当我看到张充和的名字时真的有些震惊。难道是巧合?难道魏建功先生也为张充和刻过一枚图章?而且也是藤印?可是没有听充老说起过啊。难道?难道是充老“魏冠闻戴”了?梅兄此文并未配图,但我凭直觉预感到这应该就是同一枚图章,于是在留言中写道:“张充和先生这枚印章曾亲自上手,据充老讲,是闻一多先生所刻,所用材料是云南当地特有的一种藤。”随后博主回复:“是充老误记了?藤印不错的,但确实是魏建功所镌,且是义卖印存116方中的东西。时间很是无情的,记忆偶尔也会失真?不知先生尊意?谢谢先生。”

为了印证自己的判断,也为了澄清这个问题,我决定找来印谱核对一下。到孔网一搜,果然有2001年中国书店出品的《天行山鬼印蜕——魏建功印谱》。订购的书很快寄到了,我迫不及待地迅速翻检目录,在179页是李晓宇、张充和。翻到了,就是它,没有任何悬念,就是魏建功先生《义卖藤印存》中这一枚,印刷非常清晰,而且是原大(顺便提一句,由于半个多世纪的磨损,现在这枚印章已很难钤印得十分清晰,苏炜先生书中86页所提供的印蜕放大较多,远不及印谱中的神采)。

至此真相大白,这枚著名的印章不是闻一多先生所制,而是魏建功先生奏刀。
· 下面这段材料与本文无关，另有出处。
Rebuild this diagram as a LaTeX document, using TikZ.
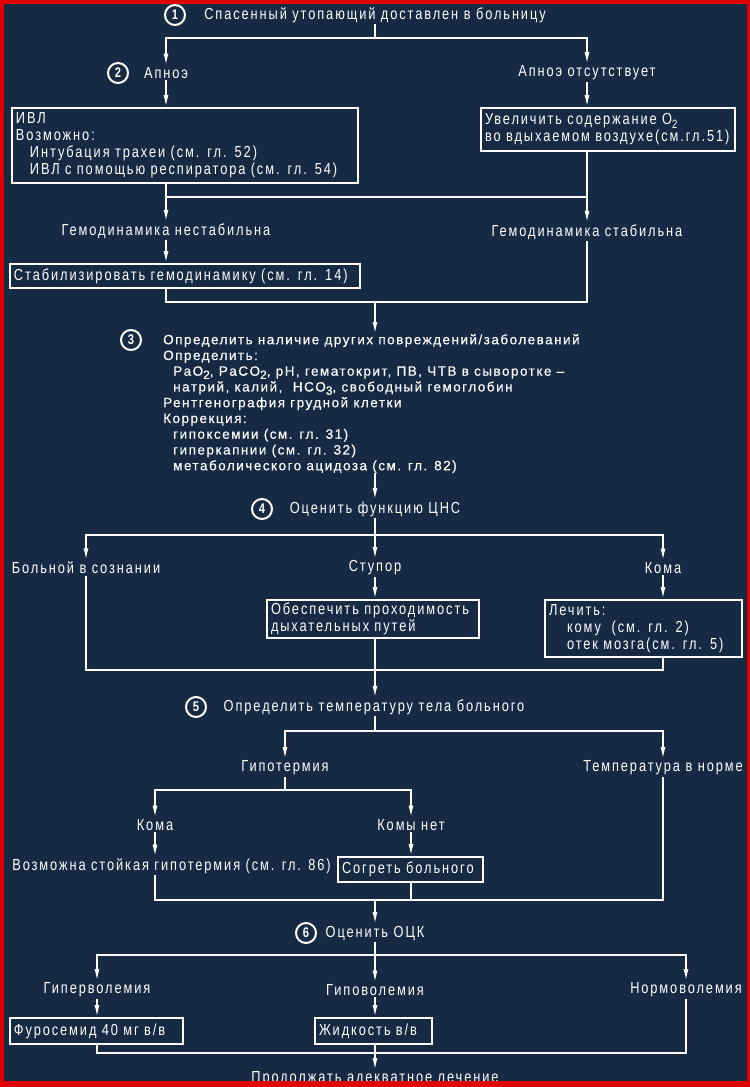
\documentclass[tikz,border=0pt]{standalone}
\usepackage{fontspec}
\usetikzlibrary{arrows.meta,calc}
\newfontfamily\labf{Liberation Sans}[FakeStretch=0.8,LetterSpace=12]
\newfontfamily\labb{Liberation Sans}[FakeStretch=1.0,LetterSpace=11,FakeBold=0.4]
\definecolor{bgnavy}{RGB}{23,42,68}
\definecolor{frame}{RGB}{225,0,0}
\newcommand{\mysub}[1]{\raisebox{-0.45ex}{\fontsize{12bp}{12bp}\selectfont #1}}
\begin{document}
\begin{tikzpicture}[x=1bp,y=-1bp,
  lbl/.style={text=white,font=\labf\fontsize{16bp}{17bp}\selectfont,inner sep=1.5bp},
  box/.style={lbl,draw=white,line width=1.7bp,align=left,inner xsep=4bp,inner ysep=2bp},
  numc/.style={circle,draw=white,line width=2bp,minimum size=20bp,inner sep=0pt,text=white,font=\labf\bfseries\fontsize{14bp}{14bp}\selectfont},
  ln/.style={white,line width=1.7bp},
  arr/.style={ln,-{Latex[length=12bp,width=5bp]}}]
\useasboundingbox (0,0) rectangle (750,1087);
\fill[bgnavy] (0,0) rectangle (750,1087);
% ---- step 1
\node[numc] (n1) at (175,15) {1};
\node[lbl] (t1) at (375,15) {Спасенный утопающий доставлен в больницу};
\coordinate (j1) at (375,38);
\node[numc] (n2) at (118,73) {2};
\node[lbl] (a1) at (166,73) {Апноэ};
\node[lbl] (a2) at (587,73) {Апноэ отсутствует};
\draw[ln] (t1.south) -- (j1);
\draw[arr] (j1) -| (a1.north);
\draw[arr] (j1) -| (a2.north);
\node[box,text width=338bp,minimum height=75bp] (b1) at (185,145.5)
 {ИВЛ\\Возможно:\\\hspace*{14bp}Интубация трахеи (см. гл. 52)\\\hspace*{14bp}ИВЛ с помощью респиратора (см. гл. 54)};
\node[box,text width=246bp,minimum height=43bp] (b2) at (608,129.5)
 {Увеличить содержание O\mysub{2}\\во вдыхаемом воздухе(см.гл.51)};
\draw[arr] (a1.south) -- (a1.south |- b1.north);
\draw[arr] (a2.south) -- (a2.south |- b2.north);
\coordinate (j2L) at (166,197);
\coordinate (j2R) at (587,197);
\draw[ln] (a1 |- b1.south) -- (j2L) -- (j2R) -- (a2 |- b2.south);
\node[lbl] (g1) at (166,231) {Гемодинамика нестабильна};
\node[lbl] (g2) at (587,232) {Гемодинамика стабильна};
\draw[arr] (j2L) -- (g1.north);
\draw[arr] (j2R) -- (g2.north);
\node[box,text width=342bp,minimum height=24bp] (b3) at (185,276)
 {Стабилизировать гемодинамику (см. гл. 14)};
\draw[arr] (g1.south) -- (g1.south |- b3.north);
\coordinate (j3L) at (166,302);
\coordinate (j3R) at (587,302);
\coordinate (j3M) at (375,302);
\draw[ln] (g1 |- b3.south) -- (j3L) -- (j3R) -- (g2.south);
% ---- step 3
\node[numc] (n3) at (131,340) {3};
\node[lbl,anchor=north west,align=left,inner sep=0pt,font=\labb\fontsize{13.5bp}{15.75bp}\selectfont] (s3) at (163,334)
 {Определить наличие других повреждений/заболеваний\\
  Определить:\\
  \hspace*{10bp}PaO\mysub{2}, PaCO\mysub{2}, pH, гематокрит, ПВ, ЧТВ в сыворотке –\\
  \hspace*{10bp}натрий, калий, \ HCO\mysub{3}, свободный гемоглобин\\
  Рентгенография грудной клетки\\
  Коррекция:\\
  \hspace*{10bp}гипоксемии (см. гл. 31)\\
  \hspace*{10bp}гиперкапнии (см. гл. 32)\\
  \hspace*{10bp}метаболического ацидоза (см. гл. 82)};
\draw[arr] (j3M) -- (j3M |- s3.north);
% ---- step 4
\node[numc] (n4) at (262,509) {4};
\node[lbl] (t4) at (375,509) {Оценить функцию ЦНС};
\draw[arr] (j3M |- s3.south) -- (t4.north);
\coordinate (j4M) at (375,535);
\node[lbl] (c1) at (86,568) {Больной в сознании};
\node[lbl] (c2) at (375,568) {Ступор};
\node[lbl] (c3) at (663,568) {Кома};
\draw[ln] (t4.south) -- (j4M);
\draw[arr] (j4M) -| (c1.north);
\draw[arr] (j4M) -- (c2.north);
\draw[arr] (j4M) -| (c3.north);
\node[box,text width=204bp,minimum height=38bp] (b4) at (373,619)
 {Обеспечить проходимость\\дыхательных путей};
\node[box,text width=189bp,minimum height=57bp] (b5) at (643.5,628.5)
 {Лечить:\\\hspace*{18bp}кому \ (см. гл. 2)\\\hspace*{18bp}отек мозга(см. гл. 5)};
\draw[arr] (c2.south) -- (c2.south |- b4.north);
\draw[arr] (c3.south) -- (c3.south |- b5.north);
\coordinate (j5L) at (86,670);
\coordinate (j5R) at (663,670);
\coordinate (j5M) at (375,670);
\draw[ln] (c1.south) -- (j5L) -- (j5R) -- (c3 |- b5.south);
\draw[ln] (c2 |- b4.south) -- (j5M);
% ---- step 5
\node[numc] (n5) at (196,707) {5};
\node[lbl] (t5) at (374,707) {Определить температуру тела больного};
\draw[arr] (j5M) -- (j5M |- t5.north);
\coordinate (j6M) at (375,731);
\draw[ln] (j5M |- t5.south) -- (j6M);
\node[lbl] (d1) at (285,768) {Гипотермия};
\node[lbl] (d2) at (663,768) {Температура в норме};
\draw[arr] (j6M) -| (d1.north);
\draw[arr] (j6M) -| (d2.north);
\coordinate (j7M) at (285,790);
\node[lbl] (e1) at (155,825) {Кома};
\node[lbl] (e2) at (411,825) {Комы нет};
\draw[ln] (d1.south) -- (j7M);
\draw[arr] (j7M) -| (e1.north);
\draw[arr] (j7M) -| (e2.north);
\node[lbl] (e3) at (171.5,866) {Возможна стойкая гипотермия (см. гл. 86)};
\node[box,text width=137bp,minimum height=25bp] (b6) at (410.5,869.5) {Согреть больного};
\draw[arr] (e1.south) -- (e1.south |- e3.north);
\draw[arr] (e2.south) -- (e2.south |- b6.north);
\coordinate (j8L) at (155,900);
\coordinate (j8R) at (663,900);
\coordinate (j8M) at (375,900);
\draw[ln] (e1 |- e3.south) -- (j8L) -- (j8R) -- (d2.south);
\draw[ln] (e2 |- b6.south) -- (e2 |- j8L);
% ---- step 6
\node[numc] (n6) at (306,933) {6};
\node[lbl] (t6) at (375,933) {Оценить ОЦК};
\draw[arr] (j8M) -- (t6.north);
\coordinate (j9M) at (375,955);
\draw[ln] (t6.south) -- (j9M);
\node[lbl] (h1) at (97,990) {Гиперволемия};
\node[lbl] (h2) at (375,990) {Гиповолемия};
\node[lbl] (h3) at (686,990) {Нормоволемия};
\draw[arr] (j9M) -| (h1.north);
\draw[arr] (j9M) -- (h2.north);
\draw[arr] (j9M) -| (h3.north);
\node[box,text width=165bp,minimum height=26bp] (b7) at (96.5,1031) {Фуросемид 40 мг в/в};
\node[box,text width=109bp,minimum height=26bp] (b8) at (373.5,1031) {Жидкость в/в};
\draw[arr] (h1.south) -- (h1.south |- b7.north);
\draw[arr] (h2.south) -- (h2.south |- b8.north);
\coordinate (j10L) at (97,1053);
\coordinate (j10R) at (686,1053);
\coordinate (j10M) at (375,1053);
\draw[ln] (h1 |- b7.south) -- (j10L) -- (j10R) -- (h3.south);
\draw[ln] (h2 |- b8.south) -- (j10M);
\node[lbl] (t7) at (375,1079) {Продолжать адекватное лечение};
\draw[arr] (j10M) -- (t7.north);
% ---- red frame
\draw[frame,line width=7bp] (0,0) rectangle (750,1087);
\fill[frame] (0,1081) rectangle (750,1087);
\end{tikzpicture}
\end{document}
那么为什么充老会记成闻一多先生呢?如今唯一健在的当事人,又恰恰是记忆的误植者,恐怕我们已经无从考证出确切的答案了。魏建功和闻一多两位先生,学术地位可谓等量齐观,当年都曾是充和的老师,此后的交游可谓在师友之间,联大时均以篆刻著称,或许这恰恰是产生记忆误植的外部原因吧。记忆往往和我们开玩笑,难怪连博闻强记的钱钟书先生都一再说回忆是最靠不住的,并提出了所谓“创造性的回忆”一说。总之,能够澄清这样一个虽然很小很小的史实,也还是很有必要的。

在这里还要顺便澄清一个更小的问题,苏炜先生书中说这是云南特有的一种黄藤也是不确的。魏建功先生在《义卖藤印存》题跋中明确写道:“ 安南白藤,滇人制作手杖,余截之试作印,颇别致有趣也。长乐郑毅生实启发之,识之以告来者。”可见藤印所用原料是产于安南的白藤,之所以误作黄藤,是时间赋予这枚图章的包浆啊。